Kraken Australia’s Director Jonathon Miller does not support the proposed rules, stating that the paper was trying to fit crypto into existing financial services regulations.
The Australian Treasury has unveiled a consultation paper that details plans to regulate crypto exchanges in the country. The new regulatory framework – released on October 16 and titled “Regulating Digital Asset Platforms” – would require cryptocurrency exchanges to apply for financial services licenses from the local regulator. The Treasury asserts that the framework aims to foster innovation in the digital asset sector while ensuring that consumer rights are upheld.
The regulatory framework is designed to focus regulatory efforts at the exchange level, regulating service providers such as crypto exchanges instead of individual digital assets and tokens. Under the proposed framework, crypto exchanges would be regulated under the current financial services laws and not specially crafted crypto-focused laws. In addition, crypto exchanges holding more than A$5 million ($3.2 million), or more than A$1,500 ($946) per client, would be required to obtain an Australian Financial Services Licence (AFSL) from the Australian Securities and Investment Commission (ASIC).
The consultation paper is seeking feedback on its questions and regulation proposals. The deadline for submitting feedback is December 1, 2023.
The paper has received a rather mixed reaction from crypto businesses operating locally, with some like crypto exchange Swyftx’s general counsel Adam Percy supporting it. Percy called the proposal “thoughtful” and added that “the primary focus should be to make sure cryptocurrency users can access blockchain technology with appropriate protections and that there’s room for innovation”.
On the other hand, Kraken Australia’s Director Jonathon Miller does not support the proposed rules, stating that the paper was trying to fit crypto into existing financial services regulations.

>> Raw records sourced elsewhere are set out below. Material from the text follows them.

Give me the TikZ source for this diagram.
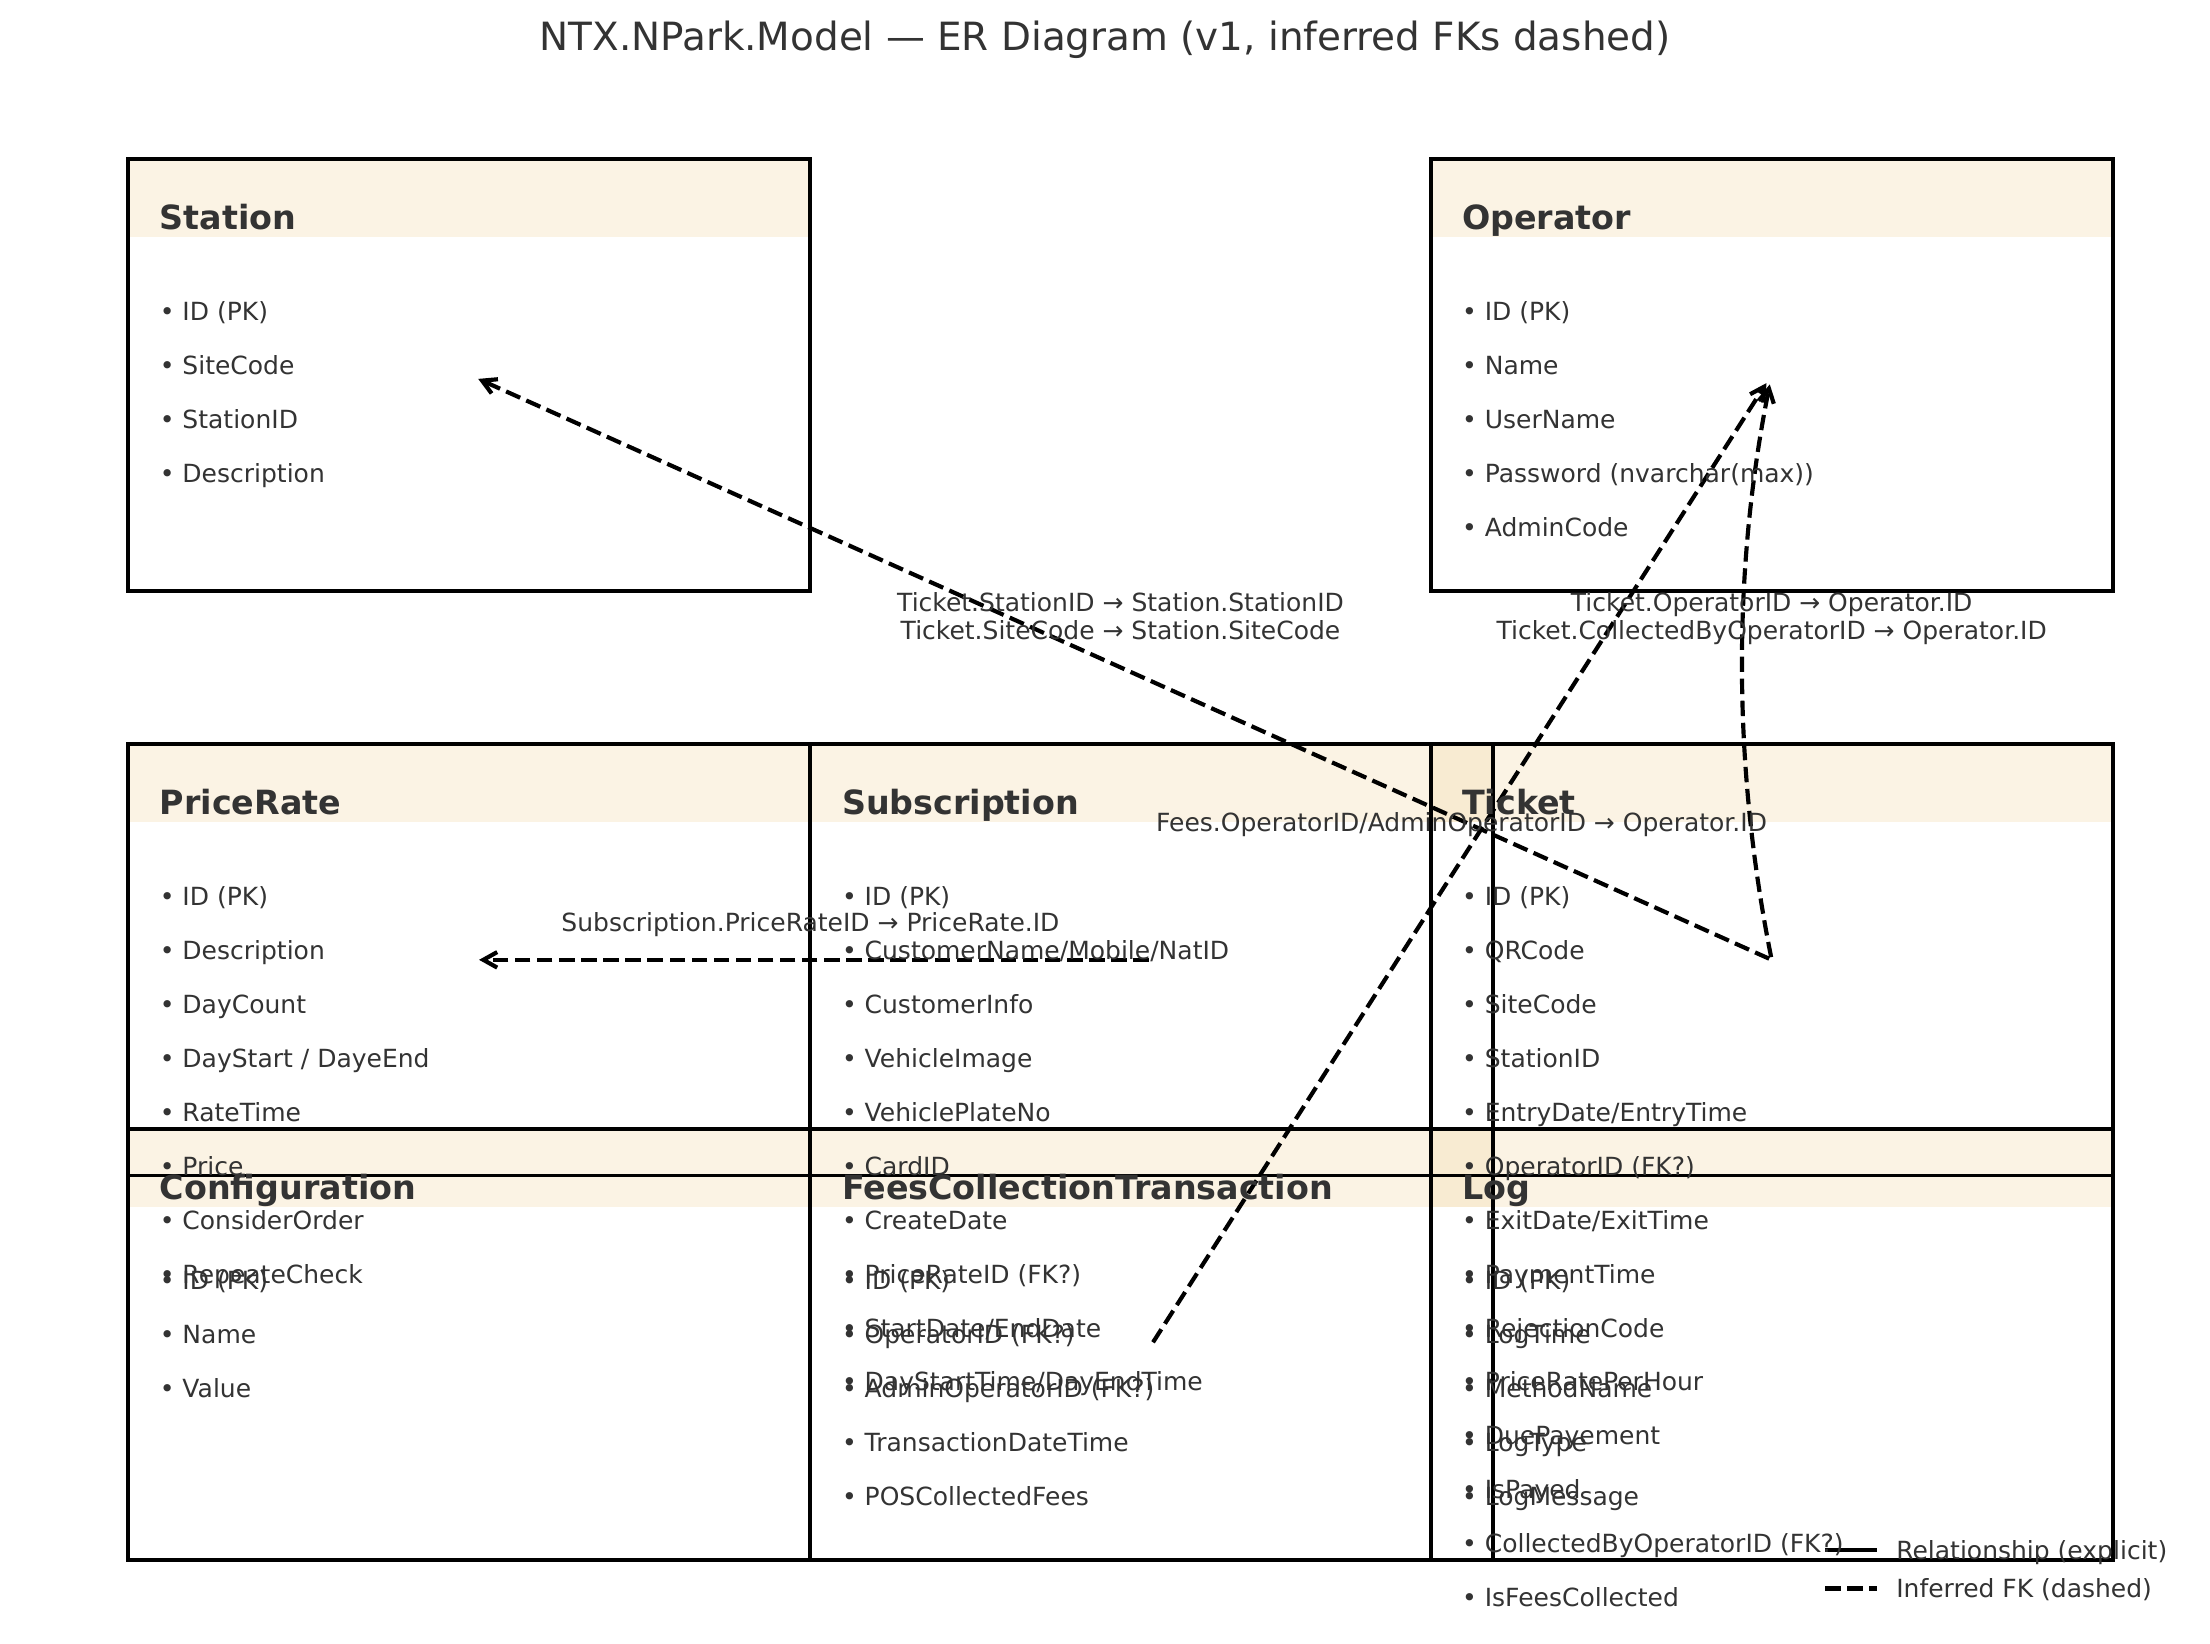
\documentclass[tikz,border=0pt]{standalone}
\usepackage{fontspec}
\setmainfont{DejaVu Sans}
\usetikzlibrary{arrows.meta,calc}
\definecolor{txtc}{HTML}{333333}
\definecolor{hdrc}{HTML}{F5DEB3}
\def\pxu{0.5074}
\tikzset{
  entbox/.style={draw=black, line width=1.4pt, rectangle, inner sep=0pt, outer sep=0pt,
    minimum width=\pxu*484pt, minimum height=\pxu*306pt},
  hdrband/.style={fill=hdrc, fill opacity=0.35},
  etitle/.style={font=\fontsize{12}{14}\selectfont\bfseries, text=txtc, inner sep=0pt, anchor=base west},
  item/.style={font=\fontsize{9}{11}\selectfont, text=txtc, inner sep=0pt, anchor=base west},
  lbl/.style={font=\fontsize{9}{11}\selectfont, text=txtc, inner sep=0pt, anchor=base},
  fk/.style={draw=black, line width=1.5pt, dash pattern=on 5.55pt off 2.4pt,
    -{Straight Barb[length=5pt,width=5.6pt]}, shorten >=3.5pt, shorten <=1pt},
  rel/.style={draw=black, line width=1.5pt},
  legdash/.style={draw=black, line width=1.5pt, dash pattern=on 5.55pt off 2.4pt},
}
\newcommand\entitems[2]{%
  \foreach \t [count=\i] in {#2} {
    \node[item] (#1-\i) at ($(#1.north west)+(22,{114.2+38.3*(\i-1)})$) {• \t};
  }%
}
\newcommand\enthead[2]{%
  \fill[hdrband] (#1.north west) rectangle ($(#1.north east)+(0,55)$);
}
\newcommand\enttitle[2]{%
  \node[etitle] (#1-title) at ($(#1.north west)+(22,50)$) {#2};
}
\begin{document}
\begin{tikzpicture}[x=0.5074pt,y=-0.5074pt]
\useasboundingbox (0,0) rectangle (1568,1166);
\fill[white] (0,0) rectangle (1568,1166);

% entity boxes (positions)
\path (333,266) node[entbox, draw=none] (station) {}
      (1257,266) node[entbox, draw=none] (operator) {}
      (333,681) node[entbox, draw=none] (pricerate) {}
      (817,681) node[entbox, draw=none] (subscription) {}
      (1257,681) node[entbox, draw=none] (ticket) {}
      (333,954) node[entbox, draw=none] (configuration) {}
      (817,954) node[entbox, draw=none] (fees) {}
      (1257,954) node[entbox, draw=none] (log) {};

% header bands
\enthead{station}{}
\enthead{operator}{}
\enthead{pricerate}{}
\enthead{subscription}{}
\enthead{ticket}{}
\enthead{configuration}{}
\enthead{fees}{}
\enthead{log}{}

% box outlines
\foreach \e in {station,operator,pricerate,subscription,ticket,configuration,fees,log}
  \draw[black, line width=1.4pt] (\e.north west) rectangle (\e.south east);

% connectors (inferred FKs)
\draw[fk] (ticket.center) -- (station.center);
\draw[fk] (ticket.center) .. controls ($(ticket.center)+(-27.7,-138.3)$) and ($(operator.center)+(-27.7,138.3)$) .. (operator.center);
\draw[fk] (subscription.center) -- (pricerate.center);
\draw[fk] (fees.center) -- (operator.center);

% legend
\coordinate (lg1a) at (1295,1100);
\coordinate (lg1b) at (1332,1100);
\coordinate (lg2a) at (1295,1127);
\coordinate (lg2b) at (1332,1127);
\draw[rel] (lg1a) -- (lg1b);
\draw[legdash] (lg2a) -- (lg2b);

% title
\node[font=\fontsize{14}{17}\selectfont, text=txtc, anchor=base, inner sep=0pt] (title) at (784,36)
  {NTX.NPark.Model — ER Diagram (v1, inferred FKs dashed)};

% entity titles
\enttitle{station}{Station}
\enttitle{operator}{Operator}
\enttitle{pricerate}{PriceRate}
\enttitle{subscription}{Subscription}
\enttitle{ticket}{Ticket}
\enttitle{configuration}{Configuration}
\enttitle{fees}{FeesCollectionTransaction}
\enttitle{log}{Log}

% entity attributes
\entitems{station}{ID (PK), SiteCode, StationID, Description}
\entitems{operator}{ID (PK), Name, UserName, Password (nvarchar(max)), AdminCode}
\entitems{pricerate}{ID (PK), Description, DayCount, DayStart / DayeEnd, RateTime, Price, ConsiderOrder, RepeateCheck}
\entitems{subscription}{ID (PK), CustomerName/Mobile/NatID, CustomerInfo, VehicleImage, VehiclePlateNo, CardID, CreateDate, PriceRateID (FK?), StartDate/EndDate, DayStartTime/DayEndTime}
\entitems{ticket}{ID (PK), QRCode, SiteCode, StationID, EntryDate/EntryTime, OperatorID (FK?), ExitDate/ExitTime, PaymentTime, RejectionCode, PriceRatePerHour, DuePayement, IsPayed, CollectedByOperatorID (FK?), IsFeesCollected}
\entitems{configuration}{ID (PK), Name, Value}
\entitems{fees}{ID (PK), OperatorID (FK?), AdminOperatorID (FK?), TransactionDateTime, POSCollectedFees}
\entitems{log}{ID (PK), LogTime, MethodName, LogType, LogMessage}

% connector labels
\node[lbl] (lst1) at ($(ticket.center)!0.5!(station.center)+(0,-40)$) {Ticket.StationID → Station.StationID};
\node[lbl] (lst2) at ($(ticket.center)!0.5!(station.center)+(0,-20)$) {Ticket.SiteCode → Station.SiteCode};
\node[lbl] (lop1) at ($(ticket.center)!0.5!(operator.center)+(0,-40)$) {Ticket.OperatorID → Operator.ID};
\node[lbl] (lop2) at ($(ticket.center)!0.5!(operator.center)+(0,-20)$) {Ticket.CollectedByOperatorID → Operator.ID};
\node[lbl] (lsp) at ($(subscription.center)!0.5!(pricerate.center)+(0,-20)$) {Subscription.PriceRateID → PriceRate.ID};
\node[lbl] (lfo) at ($(fees.center)!0.5!(operator.center)+(0,-20)$) {Fees.OperatorID/AdminOperatorID → Operator.ID};

% legend texts
\node[item] (lg1t) at (1345,1106.4) {Relationship (explicit)};
\node[item] (lg2t) at (1345,1133.4) {Inferred FK (dashed)};
\end{tikzpicture}
\end{document}
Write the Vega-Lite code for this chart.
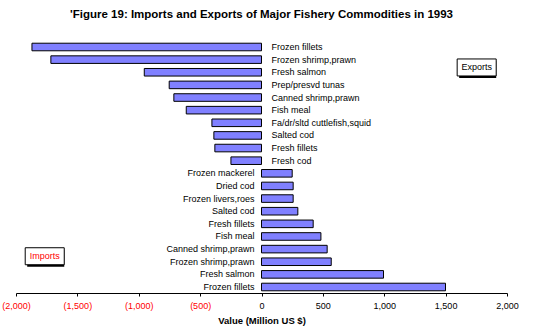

“Australia is now in the unfortunate situation where our regulation has taken a very long time, so we’re taking the approach of shoehorning crypto into existing financial services regulation,” Miller said. “We’re behind our global peers when it comes to implementing a crypto framework, so I appreciate the need to have something in place locally to provide certainty to platforms like ours.”
Miller expressed interest in collaborating with the Australian government to ensure that regulation does not stifle the benefits of future innovations in the crypto sector that might not be in line with traditional, pre-existing financial services rules.
Liam Hennessy, a partner at Clyde & Co law firm, pointed out that although the Treasury appears to be “grappling” with all the different types of assets and service providers in the industry, it is important to bear in mind that all proposals brought forward by the consultation paper were only proposals and therefore, not legally binding recommendations.
“Whatever the Treasury suggests, it is just that – a suggestion only. The Government is not bound to follow its recommendations, and there will be lobbying once the consultation paper comes out,” he stated.
He also asserted that the consultation paper ignores more pressing issues such as the recent spike in de-banking, noting that “many licensed digital assets exchanges, both domestic and international, are struggling to find adequate banking arrangements”.
Non-financial tokens such as those used in gaming and NFTs are expected to remain unregulated. The exchanges that deal with such tokens will still be required to possess AFSLs. The proposal also seeks to put in place certain standards around trading, staking, and fundraising for non-financial products.